Geben Sie nicht Pfötchen sondern Ihr Foto — Hörverständnisproblem mit Schweizern
Oktober 17th, 2008(reload vom 25.01.06)
Wir belauschten ein flirtendes Paar junger Schweizer in der abendlichen S-Bahn:
„Gisch mer dis Fötteli?“
So weit ist es also schon gekommen, dass der junge Mann „Pfötchen“ geben soll. Wird hier der Versuch gestartet, aus wilder ungestümer Männlichkeit etwas Handzahmes zu generieren, das später wie ein Vögelchen ins „Näscht“ schlupft? (vgl. Blogwiese )

Nein, es ist einfach nur ein neues Hörverständnisproblem. Das „Fötteli“ ist nicht die Pfote sondern die schweizerdeutsche Koseform für „Foto“. Sie können wählen zwischen der gängigen Schreibweise mit einem „t“= Föteli (56.800 Treffer bei Google-Schweiz ) und der etwas elitäre Version mit zwei „tt“, immer noch 5590 Treffer bei Google-Schweiz.
Oh, wo wir es gerade vom „Foto“ haben: Dieses sächliche Neutrum kann in der Schweiz auch ganz feminine Züge bekommen: „Die Foto“ ist laut Duden erlaubt und üblich in der Schweiz:
Foto, das; -s, -s, schweiz. auch: die; -, -s:
Denn es ist eine Kurzform von „die Fotografie“.

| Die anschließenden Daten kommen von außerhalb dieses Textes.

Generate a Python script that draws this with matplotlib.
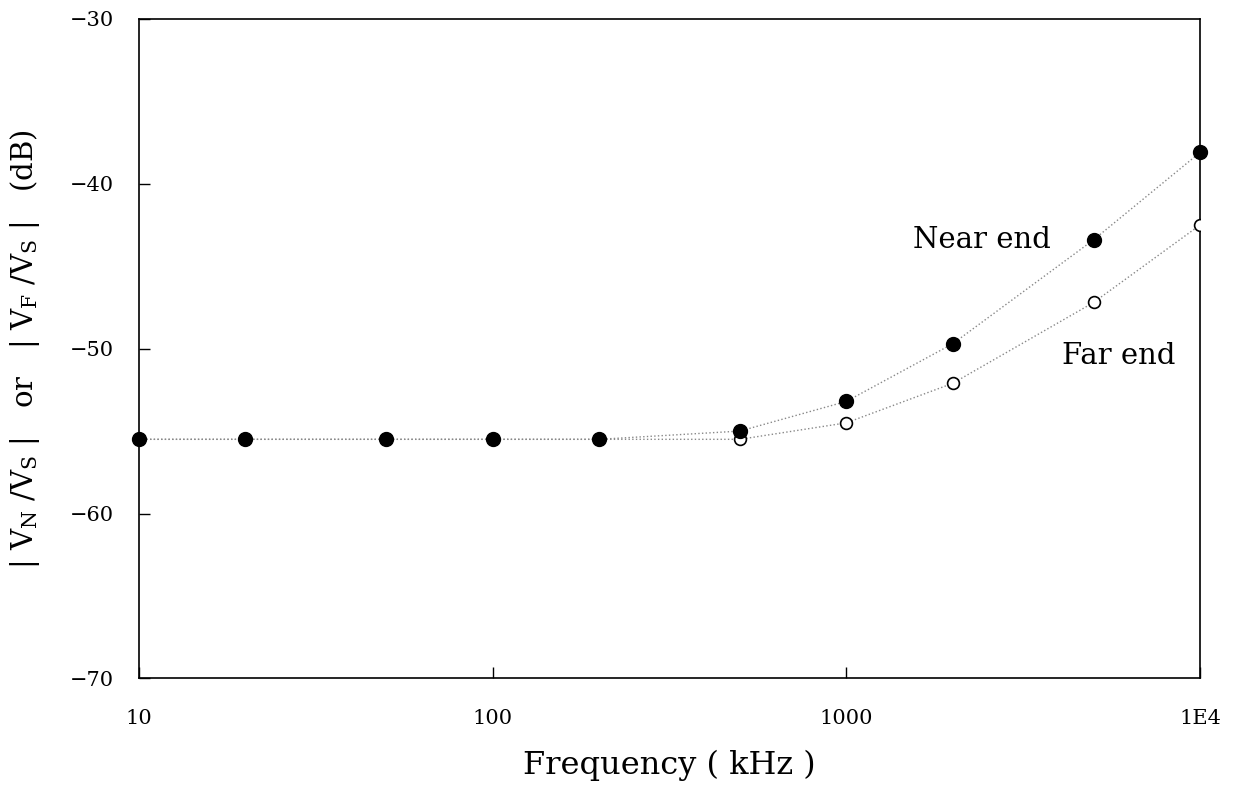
import matplotlib
matplotlib.use("Agg")
import matplotlib.pyplot as plt

# frequencies in kHz
freq = [10, 20, 50, 100, 200, 500, 1000, 2000, 5000, 10000]
near_end = [-55.5, -55.5, -55.5, -55.5, -55.5, -55.0, -53.2, -49.7, -43.4, -38.1]
far_end = [-55.5, -55.5, -55.5, -55.5, -55.5, -55.5, -54.5, -52.1, -47.2, -42.5]

x_ticks = [10, 100, 1000, 10000]
x_tick_labels = ["10", "100", "1000", "1E4"]
y_ticks = [-70, -60, -50, -40, -30]

plt.rcParams['font.family'] = 'DejaVu Serif'
plt.rcParams['mathtext.fontset'] = 'dejavuserif'

fig = plt.figure(figsize=(12.41, 7.87), dpi=100)
ax = fig.add_axes([0.112, 0.138, 0.855, 0.838])

ax.plot(freq, far_end, color="#888888", linestyle=":", linewidth=1.0,
        marker="o", markersize=8.5, markerfacecolor="white",
        markeredgecolor="black", markeredgewidth=1.2, zorder=3)
ax.plot(freq, near_end, color="#888888", linestyle=":", linewidth=1.0,
        marker="o", markersize=10, markerfacecolor="black",
        markeredgecolor="black", zorder=4, clip_on=False)

ax.set_xscale("log")
ax.set_xlim(10, 10000)
ax.set_ylim(-70, -30)
ax.set_xticks(x_ticks)
ax.set_xticklabels(x_tick_labels)
ax.minorticks_off()
ax.set_yticks(y_ticks)
ax.tick_params(axis="both", direction="in", length=8, width=1, labelsize=15)
ax.tick_params(axis="x", pad=22)
ax.tick_params(axis="y", pad=18)
for sp in ax.spines.values():
    sp.set_linewidth(1.2)

ax.text(2420, -43.4, "Near end", fontsize=21, ha="center", va="center")
ax.text(5900, -50.45, "Far end", fontsize=21, ha="center", va="center")

ax.set_xlabel("Frequency ( kHz )", fontsize=23, labelpad=16)
ax.set_ylabel(r"| V$_\mathregular{N}$ /V$_\mathregular{S}$ |   or   "
              r"| V$_\mathregular{F}$ /V$_\mathregular{S}$ |   (dB)",
              fontsize=21, labelpad=20)

fig.savefig("out.png", dpi=100)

Durch die „Götti“-Diskussion lernten wir, dass in der Schweiz viele weibliche Formen zugleich auch Neutrum sein können:
Die Mama => das Mami
Die Gotte = d gotte (f.) = mini gotte => das Gotti = s Gotti = mis Gotti
Da tut sich ein weites Feld auf für die Psychoanalyse, warum die Ur-Mutter „Mama“ plötzlich sächlich wird. Wahrscheinlich damit der Papa sie dem Kind nicht mehr streitig machen kann.
Unsere Hörverständnisquote beim Schweizerdeutschen ist zwar gestiegen, die magischen 100% haben wir aber noch lange nicht erreicht. Der Leser Branitar aus Norddeutschland schrieb:
In der Schweiz verstehe ich dann in der Regel nur noch etwa ein Drittel dessen, was gesagt wird, und das auch nur, wenn ich mich sehr konzentriere und mir den Rest denke. Auch an Tankstellen und Supermarktkassen muss ich oft explizit darauf hinweisen, dass mein Verständnis des Schweizerdeutschen nicht ausreicht, auch, wenn ich bereits mit meinem Gegenüber Hochdeutsch geredet habe (und man mir wohl recht stark anhört, das ich aus dem Norden komme).
Wie kann man in einem Land überleben, wenn man immer nur ein Drittel versteht? Wir sehen da diverse Möglichkeiten:
1.) Immer freundlich lächeln und hoffen, dass man das richtige Drittel verstanden hat.
2.) Einen Antrag auf Zuteilung eines Simultan-Dolmetscher bei der Einwohnerkontrolle einreichen.
3.) Es mit Englisch versuchen, das können die Schweizer fast noch besser als Hochdeutsch (siehe Fachsprache beim Fussball).
4.) Als Norddeutscher einfach fragen: „Verstehen Sie Plattdüütsch?“ und dann munter drauflos „snacken“.
5.) Einen Sprachkurs bei der Migros-Clubschule belegen (Beispiel hier) .
6.) Wem 5.) nicht reicht, der kann ja noch die Fortbildung zum Jodeldiplom anhängen.